Material provided ->
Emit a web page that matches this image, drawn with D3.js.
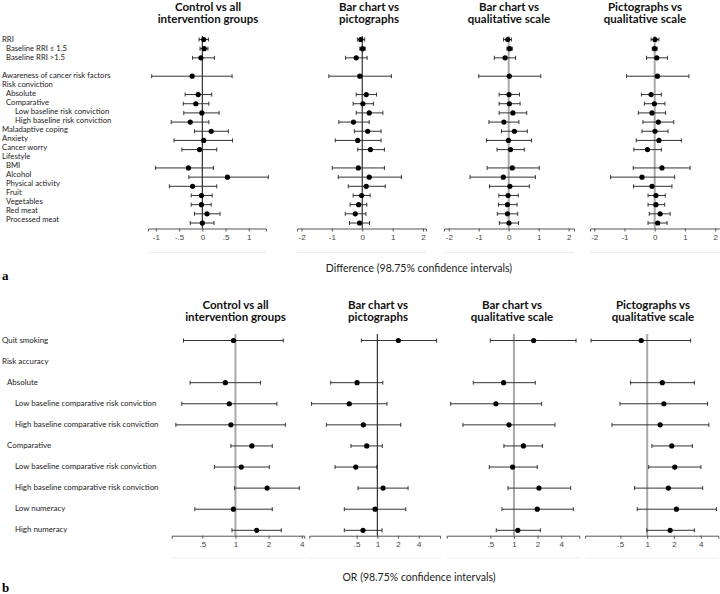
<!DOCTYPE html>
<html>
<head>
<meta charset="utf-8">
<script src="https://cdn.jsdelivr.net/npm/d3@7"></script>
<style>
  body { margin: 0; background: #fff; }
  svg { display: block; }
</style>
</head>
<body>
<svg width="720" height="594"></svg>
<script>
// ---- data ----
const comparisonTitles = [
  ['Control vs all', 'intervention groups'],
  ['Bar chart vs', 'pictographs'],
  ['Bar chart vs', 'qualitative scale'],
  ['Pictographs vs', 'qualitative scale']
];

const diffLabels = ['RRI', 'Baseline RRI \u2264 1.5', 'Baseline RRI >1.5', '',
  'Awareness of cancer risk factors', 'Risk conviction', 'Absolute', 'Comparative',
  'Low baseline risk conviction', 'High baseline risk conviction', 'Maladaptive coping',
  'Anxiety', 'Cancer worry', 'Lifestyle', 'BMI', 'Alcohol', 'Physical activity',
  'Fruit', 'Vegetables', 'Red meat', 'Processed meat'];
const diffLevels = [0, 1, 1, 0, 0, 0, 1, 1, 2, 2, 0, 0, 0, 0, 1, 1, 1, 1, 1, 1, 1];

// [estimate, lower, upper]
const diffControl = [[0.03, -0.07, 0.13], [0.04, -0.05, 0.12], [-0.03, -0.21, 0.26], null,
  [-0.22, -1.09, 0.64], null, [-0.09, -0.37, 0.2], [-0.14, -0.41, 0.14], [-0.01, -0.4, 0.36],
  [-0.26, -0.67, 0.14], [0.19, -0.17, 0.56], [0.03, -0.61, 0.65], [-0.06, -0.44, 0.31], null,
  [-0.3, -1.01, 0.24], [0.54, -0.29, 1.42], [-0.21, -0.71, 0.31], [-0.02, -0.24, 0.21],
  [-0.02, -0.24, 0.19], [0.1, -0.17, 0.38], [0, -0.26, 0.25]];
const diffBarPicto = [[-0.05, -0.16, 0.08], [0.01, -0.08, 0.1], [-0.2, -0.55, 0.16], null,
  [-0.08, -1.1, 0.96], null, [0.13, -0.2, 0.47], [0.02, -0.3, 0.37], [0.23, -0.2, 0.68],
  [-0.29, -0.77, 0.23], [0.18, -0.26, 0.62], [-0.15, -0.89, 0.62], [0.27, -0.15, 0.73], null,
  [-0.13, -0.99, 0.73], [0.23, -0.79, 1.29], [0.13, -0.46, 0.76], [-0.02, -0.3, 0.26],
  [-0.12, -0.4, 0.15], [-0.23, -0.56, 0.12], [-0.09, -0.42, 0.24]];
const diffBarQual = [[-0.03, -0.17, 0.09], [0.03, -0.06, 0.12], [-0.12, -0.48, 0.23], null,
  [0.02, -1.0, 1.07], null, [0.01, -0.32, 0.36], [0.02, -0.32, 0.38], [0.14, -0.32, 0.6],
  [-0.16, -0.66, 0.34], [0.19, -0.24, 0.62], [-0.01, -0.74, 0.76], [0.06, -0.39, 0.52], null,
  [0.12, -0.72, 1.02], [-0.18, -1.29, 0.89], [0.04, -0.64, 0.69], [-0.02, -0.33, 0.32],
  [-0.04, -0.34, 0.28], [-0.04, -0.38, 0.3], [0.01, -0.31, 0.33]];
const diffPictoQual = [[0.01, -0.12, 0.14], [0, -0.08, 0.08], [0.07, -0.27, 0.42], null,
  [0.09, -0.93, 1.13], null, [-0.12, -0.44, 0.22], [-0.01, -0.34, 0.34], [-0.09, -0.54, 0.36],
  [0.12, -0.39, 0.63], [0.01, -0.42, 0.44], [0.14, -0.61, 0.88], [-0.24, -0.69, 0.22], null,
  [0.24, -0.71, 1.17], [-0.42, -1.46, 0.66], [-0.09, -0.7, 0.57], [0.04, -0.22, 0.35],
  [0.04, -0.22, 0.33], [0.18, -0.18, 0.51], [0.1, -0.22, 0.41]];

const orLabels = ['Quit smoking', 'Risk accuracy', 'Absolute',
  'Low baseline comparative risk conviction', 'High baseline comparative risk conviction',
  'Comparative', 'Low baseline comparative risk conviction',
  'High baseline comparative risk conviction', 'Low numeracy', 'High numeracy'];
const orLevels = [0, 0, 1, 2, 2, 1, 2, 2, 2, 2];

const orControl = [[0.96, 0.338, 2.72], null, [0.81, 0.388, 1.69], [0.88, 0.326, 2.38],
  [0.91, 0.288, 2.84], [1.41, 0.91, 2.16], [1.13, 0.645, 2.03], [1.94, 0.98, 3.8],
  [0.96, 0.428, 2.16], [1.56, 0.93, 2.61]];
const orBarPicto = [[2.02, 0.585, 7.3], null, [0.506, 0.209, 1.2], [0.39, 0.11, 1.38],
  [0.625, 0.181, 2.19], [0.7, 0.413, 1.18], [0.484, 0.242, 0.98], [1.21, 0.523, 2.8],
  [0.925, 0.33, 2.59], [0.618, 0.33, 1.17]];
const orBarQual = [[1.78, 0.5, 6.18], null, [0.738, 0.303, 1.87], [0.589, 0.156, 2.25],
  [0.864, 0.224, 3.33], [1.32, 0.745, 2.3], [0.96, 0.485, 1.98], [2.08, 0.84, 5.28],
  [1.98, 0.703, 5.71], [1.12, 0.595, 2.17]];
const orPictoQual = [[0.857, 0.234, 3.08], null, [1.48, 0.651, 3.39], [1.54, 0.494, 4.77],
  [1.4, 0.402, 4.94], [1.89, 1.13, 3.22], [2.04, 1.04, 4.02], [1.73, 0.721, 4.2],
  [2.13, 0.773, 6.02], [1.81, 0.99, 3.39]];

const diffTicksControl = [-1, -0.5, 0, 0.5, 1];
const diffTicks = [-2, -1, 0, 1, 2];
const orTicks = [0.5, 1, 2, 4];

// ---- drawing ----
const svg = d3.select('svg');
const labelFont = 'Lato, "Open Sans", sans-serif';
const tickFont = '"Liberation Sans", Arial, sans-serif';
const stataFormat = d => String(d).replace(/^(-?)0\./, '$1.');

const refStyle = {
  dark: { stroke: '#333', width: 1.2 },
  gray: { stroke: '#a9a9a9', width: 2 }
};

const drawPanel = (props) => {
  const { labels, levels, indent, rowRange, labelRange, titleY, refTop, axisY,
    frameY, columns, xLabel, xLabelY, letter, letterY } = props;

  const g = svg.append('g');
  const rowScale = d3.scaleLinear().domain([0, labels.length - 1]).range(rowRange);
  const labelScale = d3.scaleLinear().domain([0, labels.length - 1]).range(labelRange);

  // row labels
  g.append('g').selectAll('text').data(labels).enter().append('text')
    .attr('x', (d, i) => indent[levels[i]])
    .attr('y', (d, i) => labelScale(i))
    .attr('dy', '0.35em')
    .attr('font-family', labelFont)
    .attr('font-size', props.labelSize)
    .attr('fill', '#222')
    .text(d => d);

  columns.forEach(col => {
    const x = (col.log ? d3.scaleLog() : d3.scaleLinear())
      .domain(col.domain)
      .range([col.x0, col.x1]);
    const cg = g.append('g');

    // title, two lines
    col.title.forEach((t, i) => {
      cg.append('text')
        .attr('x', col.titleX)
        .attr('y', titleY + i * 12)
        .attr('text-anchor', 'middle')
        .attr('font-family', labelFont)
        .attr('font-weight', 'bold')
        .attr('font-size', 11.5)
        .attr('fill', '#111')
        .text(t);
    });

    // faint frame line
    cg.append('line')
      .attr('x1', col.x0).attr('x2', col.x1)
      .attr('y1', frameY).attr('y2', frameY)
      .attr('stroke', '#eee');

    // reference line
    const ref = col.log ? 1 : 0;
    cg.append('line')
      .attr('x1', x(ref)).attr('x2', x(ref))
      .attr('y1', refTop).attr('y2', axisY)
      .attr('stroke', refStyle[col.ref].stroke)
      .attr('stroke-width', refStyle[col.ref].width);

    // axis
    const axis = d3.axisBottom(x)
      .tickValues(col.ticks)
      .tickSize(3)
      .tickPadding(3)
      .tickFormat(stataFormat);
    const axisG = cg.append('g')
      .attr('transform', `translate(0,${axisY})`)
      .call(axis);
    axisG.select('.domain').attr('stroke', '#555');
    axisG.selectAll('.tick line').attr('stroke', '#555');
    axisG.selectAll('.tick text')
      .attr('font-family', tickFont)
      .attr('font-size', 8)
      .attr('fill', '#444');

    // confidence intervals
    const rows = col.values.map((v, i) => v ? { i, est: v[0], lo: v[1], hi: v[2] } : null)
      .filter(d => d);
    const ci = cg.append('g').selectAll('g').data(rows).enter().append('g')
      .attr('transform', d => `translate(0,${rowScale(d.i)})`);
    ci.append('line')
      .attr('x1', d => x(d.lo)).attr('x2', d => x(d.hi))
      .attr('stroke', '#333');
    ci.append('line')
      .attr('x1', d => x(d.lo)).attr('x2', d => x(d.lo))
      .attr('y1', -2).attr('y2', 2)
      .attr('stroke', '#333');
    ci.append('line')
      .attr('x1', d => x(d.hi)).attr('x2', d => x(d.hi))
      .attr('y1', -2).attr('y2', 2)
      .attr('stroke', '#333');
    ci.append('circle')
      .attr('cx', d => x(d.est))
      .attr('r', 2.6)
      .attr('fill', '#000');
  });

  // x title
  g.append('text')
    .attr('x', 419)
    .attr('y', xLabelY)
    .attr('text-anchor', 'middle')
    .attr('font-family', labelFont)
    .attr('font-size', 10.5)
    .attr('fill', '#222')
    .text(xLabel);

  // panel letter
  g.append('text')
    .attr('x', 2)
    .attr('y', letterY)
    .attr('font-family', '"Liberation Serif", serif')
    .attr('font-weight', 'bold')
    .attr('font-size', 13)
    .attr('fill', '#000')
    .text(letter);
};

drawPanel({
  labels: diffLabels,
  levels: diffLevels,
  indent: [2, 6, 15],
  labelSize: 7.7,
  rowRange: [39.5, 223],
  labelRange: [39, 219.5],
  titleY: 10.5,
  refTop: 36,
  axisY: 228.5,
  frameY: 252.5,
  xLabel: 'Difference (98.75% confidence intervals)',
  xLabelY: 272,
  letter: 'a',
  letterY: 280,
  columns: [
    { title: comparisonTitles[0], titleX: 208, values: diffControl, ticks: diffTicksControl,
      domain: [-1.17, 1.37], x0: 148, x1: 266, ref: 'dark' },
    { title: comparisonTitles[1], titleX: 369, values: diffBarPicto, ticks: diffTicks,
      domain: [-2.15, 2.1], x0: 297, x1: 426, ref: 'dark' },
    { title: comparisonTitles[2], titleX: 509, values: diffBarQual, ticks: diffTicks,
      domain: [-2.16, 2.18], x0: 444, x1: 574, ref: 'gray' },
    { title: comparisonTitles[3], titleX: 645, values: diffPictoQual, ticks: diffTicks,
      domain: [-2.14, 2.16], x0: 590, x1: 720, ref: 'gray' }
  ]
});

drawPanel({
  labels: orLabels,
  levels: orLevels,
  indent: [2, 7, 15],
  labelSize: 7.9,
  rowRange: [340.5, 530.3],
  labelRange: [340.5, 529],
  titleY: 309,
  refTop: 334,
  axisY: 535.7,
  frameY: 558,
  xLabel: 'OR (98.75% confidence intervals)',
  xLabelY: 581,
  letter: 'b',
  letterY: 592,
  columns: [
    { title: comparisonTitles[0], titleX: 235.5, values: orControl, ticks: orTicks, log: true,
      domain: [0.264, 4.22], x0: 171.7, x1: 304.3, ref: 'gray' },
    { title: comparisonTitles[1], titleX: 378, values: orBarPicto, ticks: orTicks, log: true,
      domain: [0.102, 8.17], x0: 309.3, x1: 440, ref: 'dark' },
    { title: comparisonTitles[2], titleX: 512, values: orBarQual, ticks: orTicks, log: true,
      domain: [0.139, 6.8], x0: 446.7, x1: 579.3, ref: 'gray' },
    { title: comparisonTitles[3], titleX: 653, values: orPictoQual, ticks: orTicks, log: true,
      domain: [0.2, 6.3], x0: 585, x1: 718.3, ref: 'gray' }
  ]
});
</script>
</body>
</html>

Exercise ->
Reproduce the data above word for word from its first line through the line that holds "1, 1, 1, 1, 1];", both ends included; skip pictures.

Completed task ->
Emit a web page that matches this image, drawn with D3.js.
<!DOCTYPE html>
<html>
<head>
<meta charset="utf-8">
<script src="https://cdn.jsdelivr.net/npm/d3@7"></script>
<style>
  body { margin: 0; background: #fff; }
  svg { display: block; }
</style>
</head>
<body>
<svg width="720" height="594"></svg>
<script>
// ---- data ----
const comparisonTitles = [
  ['Control vs all', 'intervention groups'],
  ['Bar chart vs', 'pictographs'],
  ['Bar chart vs', 'qualitative scale'],
  ['Pictographs vs', 'qualitative scale']
];

const diffLabels = ['RRI', 'Baseline RRI \u2264 1.5', 'Baseline RRI >1.5', '',
  'Awareness of cancer risk factors', 'Risk conviction', 'Absolute', 'Comparative',
  'Low baseline risk conviction', 'High baseline risk conviction', 'Maladaptive coping',
  'Anxiety', 'Cancer worry', 'Lifestyle', 'BMI', 'Alcohol', 'Physical activity',
  'Fruit', 'Vegetables', 'Red meat', 'Processed meat'];
const diffLevels = [0, 1, 1, 0, 0, 0, 1, 1, 2, 2, 0, 0, 0, 0, 1, 1, 1, 1, 1, 1, 1];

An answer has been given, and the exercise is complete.